* Begin MATERIAL FOR THIS EXERCISE *
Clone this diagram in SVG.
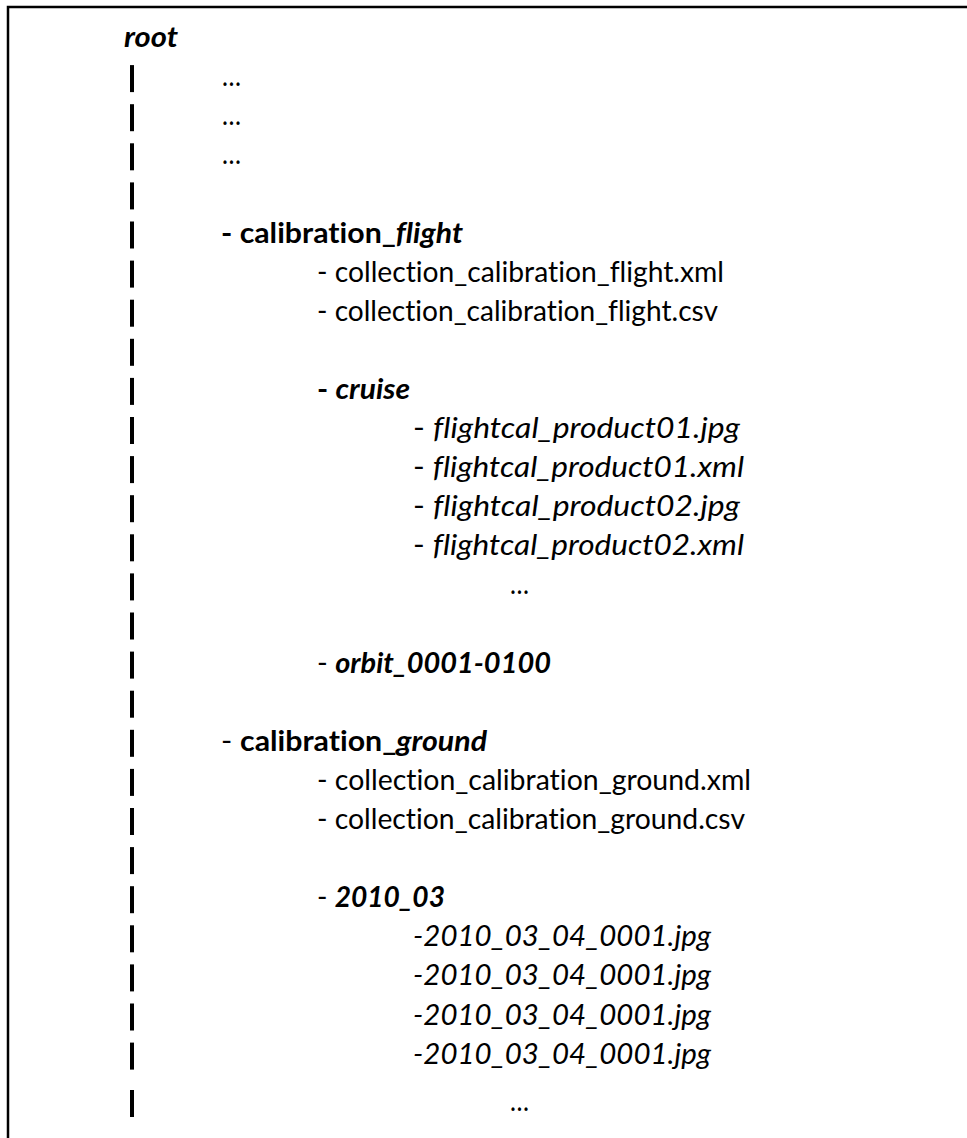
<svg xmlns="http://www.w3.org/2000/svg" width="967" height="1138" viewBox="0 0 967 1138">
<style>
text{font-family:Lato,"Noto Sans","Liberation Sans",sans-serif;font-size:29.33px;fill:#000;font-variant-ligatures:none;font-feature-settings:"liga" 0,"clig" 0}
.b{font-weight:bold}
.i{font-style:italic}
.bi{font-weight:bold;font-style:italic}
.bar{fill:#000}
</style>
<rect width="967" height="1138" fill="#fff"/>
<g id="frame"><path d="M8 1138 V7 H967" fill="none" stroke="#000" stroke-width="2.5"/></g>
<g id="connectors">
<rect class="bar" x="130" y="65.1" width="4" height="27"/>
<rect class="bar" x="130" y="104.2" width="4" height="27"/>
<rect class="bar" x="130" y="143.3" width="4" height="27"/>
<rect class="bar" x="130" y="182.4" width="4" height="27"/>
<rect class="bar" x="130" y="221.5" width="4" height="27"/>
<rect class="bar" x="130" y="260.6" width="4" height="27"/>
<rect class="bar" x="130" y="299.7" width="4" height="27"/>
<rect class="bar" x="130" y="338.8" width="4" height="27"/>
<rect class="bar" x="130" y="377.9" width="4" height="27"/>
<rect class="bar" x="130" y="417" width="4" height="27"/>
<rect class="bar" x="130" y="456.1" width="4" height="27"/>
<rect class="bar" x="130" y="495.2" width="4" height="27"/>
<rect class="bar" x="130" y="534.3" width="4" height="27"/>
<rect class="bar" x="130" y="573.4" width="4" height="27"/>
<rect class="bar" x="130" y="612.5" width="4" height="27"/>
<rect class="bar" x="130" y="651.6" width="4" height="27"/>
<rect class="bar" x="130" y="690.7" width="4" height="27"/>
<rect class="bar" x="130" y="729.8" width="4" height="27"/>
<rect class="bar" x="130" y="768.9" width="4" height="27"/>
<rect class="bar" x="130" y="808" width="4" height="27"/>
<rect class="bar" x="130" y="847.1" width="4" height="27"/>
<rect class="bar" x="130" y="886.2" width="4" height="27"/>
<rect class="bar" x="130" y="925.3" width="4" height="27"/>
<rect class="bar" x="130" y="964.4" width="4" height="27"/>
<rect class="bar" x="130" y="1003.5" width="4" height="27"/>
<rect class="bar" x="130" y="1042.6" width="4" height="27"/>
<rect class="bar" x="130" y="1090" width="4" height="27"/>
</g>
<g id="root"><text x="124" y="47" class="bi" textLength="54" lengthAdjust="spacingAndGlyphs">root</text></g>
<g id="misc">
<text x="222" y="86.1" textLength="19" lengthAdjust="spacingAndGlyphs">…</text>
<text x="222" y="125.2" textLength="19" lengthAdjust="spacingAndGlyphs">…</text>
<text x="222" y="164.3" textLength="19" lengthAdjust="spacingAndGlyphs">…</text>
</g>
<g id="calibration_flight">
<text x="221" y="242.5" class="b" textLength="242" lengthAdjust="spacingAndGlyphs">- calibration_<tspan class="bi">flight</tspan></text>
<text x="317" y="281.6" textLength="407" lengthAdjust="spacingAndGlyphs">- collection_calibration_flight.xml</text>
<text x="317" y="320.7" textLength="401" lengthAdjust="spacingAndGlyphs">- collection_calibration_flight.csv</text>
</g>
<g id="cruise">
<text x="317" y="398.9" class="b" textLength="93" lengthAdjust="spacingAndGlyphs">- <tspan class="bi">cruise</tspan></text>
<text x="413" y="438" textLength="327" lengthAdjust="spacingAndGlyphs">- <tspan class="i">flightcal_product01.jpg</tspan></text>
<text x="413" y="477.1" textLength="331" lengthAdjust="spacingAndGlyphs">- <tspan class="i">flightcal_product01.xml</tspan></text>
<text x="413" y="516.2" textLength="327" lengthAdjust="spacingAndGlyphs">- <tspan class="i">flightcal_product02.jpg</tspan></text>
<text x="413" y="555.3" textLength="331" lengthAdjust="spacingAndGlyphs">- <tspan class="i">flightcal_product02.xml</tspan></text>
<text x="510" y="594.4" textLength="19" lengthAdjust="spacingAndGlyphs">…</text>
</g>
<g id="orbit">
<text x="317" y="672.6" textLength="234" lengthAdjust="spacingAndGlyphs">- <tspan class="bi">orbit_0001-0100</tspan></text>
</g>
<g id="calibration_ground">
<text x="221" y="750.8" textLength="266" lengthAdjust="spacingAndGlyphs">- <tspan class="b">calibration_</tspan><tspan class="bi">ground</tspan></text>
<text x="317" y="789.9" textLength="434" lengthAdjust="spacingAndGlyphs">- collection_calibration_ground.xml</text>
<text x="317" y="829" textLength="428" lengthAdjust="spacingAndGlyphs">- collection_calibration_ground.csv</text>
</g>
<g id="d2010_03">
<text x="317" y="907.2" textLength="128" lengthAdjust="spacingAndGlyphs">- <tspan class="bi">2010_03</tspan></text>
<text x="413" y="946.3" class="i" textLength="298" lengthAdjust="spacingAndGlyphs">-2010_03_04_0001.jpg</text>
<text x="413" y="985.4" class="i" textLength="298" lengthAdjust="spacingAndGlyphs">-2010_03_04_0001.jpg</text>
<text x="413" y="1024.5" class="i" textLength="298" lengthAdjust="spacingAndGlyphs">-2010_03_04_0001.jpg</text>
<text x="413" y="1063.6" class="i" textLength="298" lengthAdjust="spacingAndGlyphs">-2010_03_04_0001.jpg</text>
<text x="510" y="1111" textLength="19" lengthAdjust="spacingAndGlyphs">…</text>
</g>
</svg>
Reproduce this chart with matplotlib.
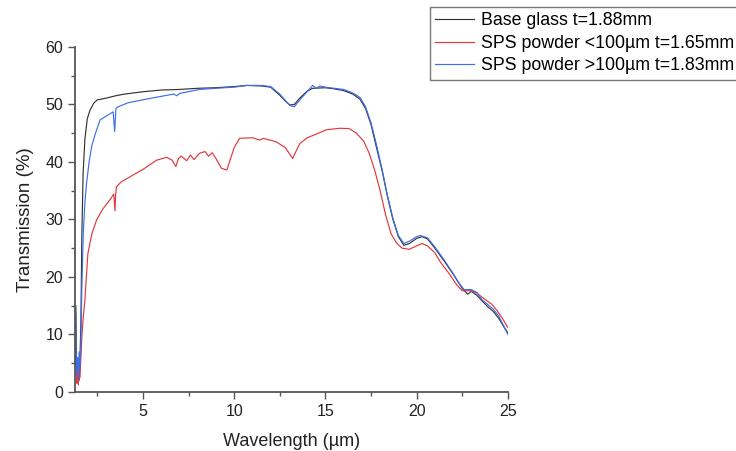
* End MATERIAL FOR THIS EXERCISE *
Leave out the pictures and repeat everything else in the records exactly.

**SOLUTION TO THE PROBLEM:**
Clone this diagram in SVG.
<svg xmlns="http://www.w3.org/2000/svg" width="967" height="1138" viewBox="0 0 967 1138">
<style>
text{font-family:Lato,"Noto Sans","Liberation Sans",sans-serif;font-size:29.33px;fill:#000;font-variant-ligatures:none;font-feature-settings:"liga" 0,"clig" 0}
.b{font-weight:bold}
.i{font-style:italic}
.bi{font-weight:bold;font-style:italic}
.bar{fill:#000}
</style>
<rect width="967" height="1138" fill="#fff"/>
<g id="frame"><path d="M8 1138 V7 H967" fill="none" stroke="#000" stroke-width="2.5"/></g>
<g id="connectors">
<rect class="bar" x="130" y="65.1" width="4" height="27"/>
<rect class="bar" x="130" y="104.2" width="4" height="27"/>
<rect class="bar" x="130" y="143.3" width="4" height="27"/>
<rect class="bar" x="130" y="182.4" width="4" height="27"/>
<rect class="bar" x="130" y="221.5" width="4" height="27"/>
<rect class="bar" x="130" y="260.6" width="4" height="27"/>
<rect class="bar" x="130" y="299.7" width="4" height="27"/>
<rect class="bar" x="130" y="338.8" width="4" height="27"/>
<rect class="bar" x="130" y="377.9" width="4" height="27"/>
<rect class="bar" x="130" y="417" width="4" height="27"/>
<rect class="bar" x="130" y="456.1" width="4" height="27"/>
<rect class="bar" x="130" y="495.2" width="4" height="27"/>
<rect class="bar" x="130" y="534.3" width="4" height="27"/>
<rect class="bar" x="130" y="573.4" width="4" height="27"/>
<rect class="bar" x="130" y="612.5" width="4" height="27"/>
<rect class="bar" x="130" y="651.6" width="4" height="27"/>
<rect class="bar" x="130" y="690.7" width="4" height="27"/>
<rect class="bar" x="130" y="729.8" width="4" height="27"/>
<rect class="bar" x="130" y="768.9" width="4" height="27"/>
<rect class="bar" x="130" y="808" width="4" height="27"/>
<rect class="bar" x="130" y="847.1" width="4" height="27"/>
<rect class="bar" x="130" y="886.2" width="4" height="27"/>
<rect class="bar" x="130" y="925.3" width="4" height="27"/>
<rect class="bar" x="130" y="964.4" width="4" height="27"/>
<rect class="bar" x="130" y="1003.5" width="4" height="27"/>
<rect class="bar" x="130" y="1042.6" width="4" height="27"/>
<rect class="bar" x="130" y="1090" width="4" height="27"/>
</g>
<g id="root"><text x="124" y="47" class="bi" textLength="54" lengthAdjust="spacingAndGlyphs">root</text></g>
<g id="misc">
<text x="222" y="86.1" textLength="19" lengthAdjust="spacingAndGlyphs">…</text>
<text x="222" y="125.2" textLength="19" lengthAdjust="spacingAndGlyphs">…</text>
<text x="222" y="164.3" textLength="19" lengthAdjust="spacingAndGlyphs">…</text>
</g>
<g id="calibration_flight">
<text x="221" y="242.5" class="b" textLength="242" lengthAdjust="spacingAndGlyphs">- calibration_<tspan class="bi">flight</tspan></text>
<text x="317" y="281.6" textLength="407" lengthAdjust="spacingAndGlyphs">- collection_calibration_flight.xml</text>
<text x="317" y="320.7" textLength="401" lengthAdjust="spacingAndGlyphs">- collection_calibration_flight.csv</text>
</g>
<g id="cruise">
<text x="317" y="398.9" class="b" textLength="93" lengthAdjust="spacingAndGlyphs">- <tspan class="bi">cruise</tspan></text>
<text x="413" y="438" textLength="327" lengthAdjust="spacingAndGlyphs">- <tspan class="i">flightcal_product01.jpg</tspan></text>
<text x="413" y="477.1" textLength="331" lengthAdjust="spacingAndGlyphs">- <tspan class="i">flightcal_product01.xml</tspan></text>
<text x="413" y="516.2" textLength="327" lengthAdjust="spacingAndGlyphs">- <tspan class="i">flightcal_product02.jpg</tspan></text>
<text x="413" y="555.3" textLength="331" lengthAdjust="spacingAndGlyphs">- <tspan class="i">flightcal_product02.xml</tspan></text>
<text x="510" y="594.4" textLength="19" lengthAdjust="spacingAndGlyphs">…</text>
</g>
<g id="orbit">
<text x="317" y="672.6" textLength="234" lengthAdjust="spacingAndGlyphs">- <tspan class="bi">orbit_0001-0100</tspan></text>
</g>
<g id="calibration_ground">
<text x="221" y="750.8" textLength="266" lengthAdjust="spacingAndGlyphs">- <tspan class="b">calibration_</tspan><tspan class="bi">ground</tspan></text>
<text x="317" y="789.9" textLength="434" lengthAdjust="spacingAndGlyphs">- collection_calibration_ground.xml</text>
<text x="317" y="829" textLength="428" lengthAdjust="spacingAndGlyphs">- collection_calibration_ground.csv</text>
</g>
<g id="d2010_03">
<text x="317" y="907.2" textLength="128" lengthAdjust="spacingAndGlyphs">- <tspan class="bi">2010_03</tspan></text>
<text x="413" y="946.3" class="i" textLength="298" lengthAdjust="spacingAndGlyphs">-2010_03_04_0001.jpg</text>
<text x="413" y="985.4" class="i" textLength="298" lengthAdjust="spacingAndGlyphs">-2010_03_04_0001.jpg</text>
<text x="413" y="1024.5" class="i" textLength="298" lengthAdjust="spacingAndGlyphs">-2010_03_04_0001.jpg</text>
<text x="413" y="1063.6" class="i" textLength="298" lengthAdjust="spacingAndGlyphs">-2010_03_04_0001.jpg</text>
<text x="510" y="1111" textLength="19" lengthAdjust="spacingAndGlyphs">…</text>
</g>
</svg>
Reproduce this chart with matplotlib.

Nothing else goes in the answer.